US forces enter Iran by March 14?
Three and a half million dollars is an expensive way to express a geopolitical hunch. That is the current total volume of capital committed to a single, binary question: will active United States military personnel physically enter the terrestrial territory of Iran by March 2026? At the time of writing, the market prices this outcome at 14 percent. For the uninitiated, this means bettors are essentially laying odds of 6-to-1 that an American soldier, ranger, or special operator will cross the Iranian border within the next eighteen months. It is a number that sits uncomfortably between a tail-risk hedge and a fever dream. The smart money should be running the other direction.
To understand the absurdity of a 14 percent probability, one must look at the sheer scale of the operation required. Iran is not a desert flatland that can be bypassed with a high-speed dash to the capital. It is a fortress of a nation, dominated by the Zagros and Alborz mountain ranges, spanning some 1.6 million square kilometers. For context, that is roughly triple the size of France. The Iranian military maintains approximately 610,000 active-duty personnel across its traditional armed forces and the Islamic Revolutionary Guard Corps. Invading such a territory is not a tactical choice; it is a generational commitment. Despite the chest-thumping in Washington and the escalatory rhetoric in Tehran, the appetite for a third major Middle Eastern ground war in twenty years is non-existent in the Pentagon. Logistics win wars, and the logistics of a terrestrial entry into Iran are a nightmare that no current administration is prepared to sign off on.
The market volume suggests that this is not merely a fringe curiosity for retail gamblers. With over $1.3 million traded in the last 24 hours alone, we are seeing significant institutional-grade conviction. This surge in liquidity typically indicates that a market is reacting to real-time shifts in the risk environment, likely fueled by recent kinetic exchanges between regional proxies. However, the specific constraints of this market make a "Yes" resolution exceedingly difficult to achieve. The rules explicitly exclude intelligence operatives, maritime incursions, and aerial violations. To trigger a payout for the bulls, an American boot must touch Iranian dirt. This is a high bar. It requires a level of escalation that skips past the usual cycle of sanctions, cyberwarfare, and localized naval skirmishes and goes straight to the ultimate taboo of 21st-century statecraft.
Consider the historical data points that define modern American interventionism. The United States has not engaged in a large-scale terrestrial invasion of a peer-level regional power since 2003. Since then, the preference has shifted decisively toward over-the-horizon capabilities. Drones, long-range missiles, and cyber-attacks are the tools of choice precisely because they avoid the political and human cost of terrestrial entry. Even in the height of the "maximum pressure" campaign of the previous decade, the notion of physical entry was discarded as strategically insolvent. The current 14 percent price likely reflects a misunderstanding of this strategic shift. Traders are betting on "conflict," but the market is asking for "entry." These are not the same thing.
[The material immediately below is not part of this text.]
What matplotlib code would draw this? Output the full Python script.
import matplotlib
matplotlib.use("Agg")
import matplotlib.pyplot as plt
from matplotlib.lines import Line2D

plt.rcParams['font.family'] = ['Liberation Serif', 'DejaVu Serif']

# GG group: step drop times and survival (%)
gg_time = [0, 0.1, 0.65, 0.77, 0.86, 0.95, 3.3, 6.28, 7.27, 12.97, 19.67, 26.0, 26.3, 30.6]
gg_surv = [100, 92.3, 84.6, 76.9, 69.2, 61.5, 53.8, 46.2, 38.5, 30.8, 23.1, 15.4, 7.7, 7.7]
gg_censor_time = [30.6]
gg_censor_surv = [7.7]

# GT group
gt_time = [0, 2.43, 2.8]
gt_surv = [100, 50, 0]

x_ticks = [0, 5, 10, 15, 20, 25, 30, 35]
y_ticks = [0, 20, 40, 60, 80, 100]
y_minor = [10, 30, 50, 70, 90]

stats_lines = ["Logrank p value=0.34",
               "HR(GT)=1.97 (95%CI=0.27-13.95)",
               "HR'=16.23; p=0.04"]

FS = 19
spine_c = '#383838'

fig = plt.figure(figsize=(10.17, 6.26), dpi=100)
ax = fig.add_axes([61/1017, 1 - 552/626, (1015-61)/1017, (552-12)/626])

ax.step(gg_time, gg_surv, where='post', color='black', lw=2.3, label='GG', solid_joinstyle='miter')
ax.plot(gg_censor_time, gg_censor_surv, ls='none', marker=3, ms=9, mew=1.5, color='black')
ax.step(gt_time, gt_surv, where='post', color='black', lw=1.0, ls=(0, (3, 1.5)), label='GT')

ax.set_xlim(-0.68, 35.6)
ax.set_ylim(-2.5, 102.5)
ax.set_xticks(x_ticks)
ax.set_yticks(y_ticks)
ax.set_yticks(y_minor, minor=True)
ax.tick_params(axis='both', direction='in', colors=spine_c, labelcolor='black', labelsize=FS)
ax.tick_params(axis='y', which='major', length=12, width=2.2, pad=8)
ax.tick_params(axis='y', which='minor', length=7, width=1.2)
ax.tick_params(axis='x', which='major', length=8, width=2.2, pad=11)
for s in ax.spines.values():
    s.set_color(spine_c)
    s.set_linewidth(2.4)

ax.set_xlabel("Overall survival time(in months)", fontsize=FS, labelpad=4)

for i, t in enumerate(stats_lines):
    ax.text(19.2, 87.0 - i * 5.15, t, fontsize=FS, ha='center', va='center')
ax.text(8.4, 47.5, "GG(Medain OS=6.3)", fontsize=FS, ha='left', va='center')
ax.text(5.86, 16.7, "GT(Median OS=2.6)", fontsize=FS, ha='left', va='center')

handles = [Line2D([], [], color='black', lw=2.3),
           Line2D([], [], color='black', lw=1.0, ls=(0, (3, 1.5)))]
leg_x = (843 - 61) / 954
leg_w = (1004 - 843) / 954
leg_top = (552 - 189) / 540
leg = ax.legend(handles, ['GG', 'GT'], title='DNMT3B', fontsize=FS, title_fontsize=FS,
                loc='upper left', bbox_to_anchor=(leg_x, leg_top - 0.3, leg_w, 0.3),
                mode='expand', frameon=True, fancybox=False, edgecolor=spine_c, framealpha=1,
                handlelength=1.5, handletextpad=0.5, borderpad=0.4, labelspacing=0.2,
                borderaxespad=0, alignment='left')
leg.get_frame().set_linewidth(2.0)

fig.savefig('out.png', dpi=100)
There is also the matter of the specific carve-outs in the market description. High-ranking service members entering for diplomatic purposes and their entourages are excluded. This removes the possibility of a surprise diplomatic breakthrough—a "Nixon to China" moment—triggering a "Yes" resolution. We are left with only two realistic scenarios for a payout: a full-scale invasion or a targeted special operations raid on a terrestrial facility, such as a hardened nuclear site. While the latter is more plausible than the former, the technical hurdles remain immense. Most Iranian nuclear infrastructure is buried deep within mountain complexes like Fordow. A terrestrial raid would require a sustained presence on the ground to be effective, which moves the operation from a "raid" to a "localized invasion." The political fallout would be instantaneous and global.
The 86 percent of bettors holding the "No" position are the ones reading the room correctly. They recognize that the United States is currently stretched across two other major geopolitical theaters, providing billions in aid and hardware to Ukraine and maintaining a heavy naval presence in the Indo-Pacific. Opening a third terrestrial front in the Middle East would be a strategic blunder of such magnitude that it defies conventional military logic. The 14 percent "Yes" price is a product of volatility and headline-chasing, not a sober assessment of military capability or political will. In the world of prediction markets, there is often a premium on catastrophe. This is one instance where that premium is vastly overpriced. Risk is being confused with reality.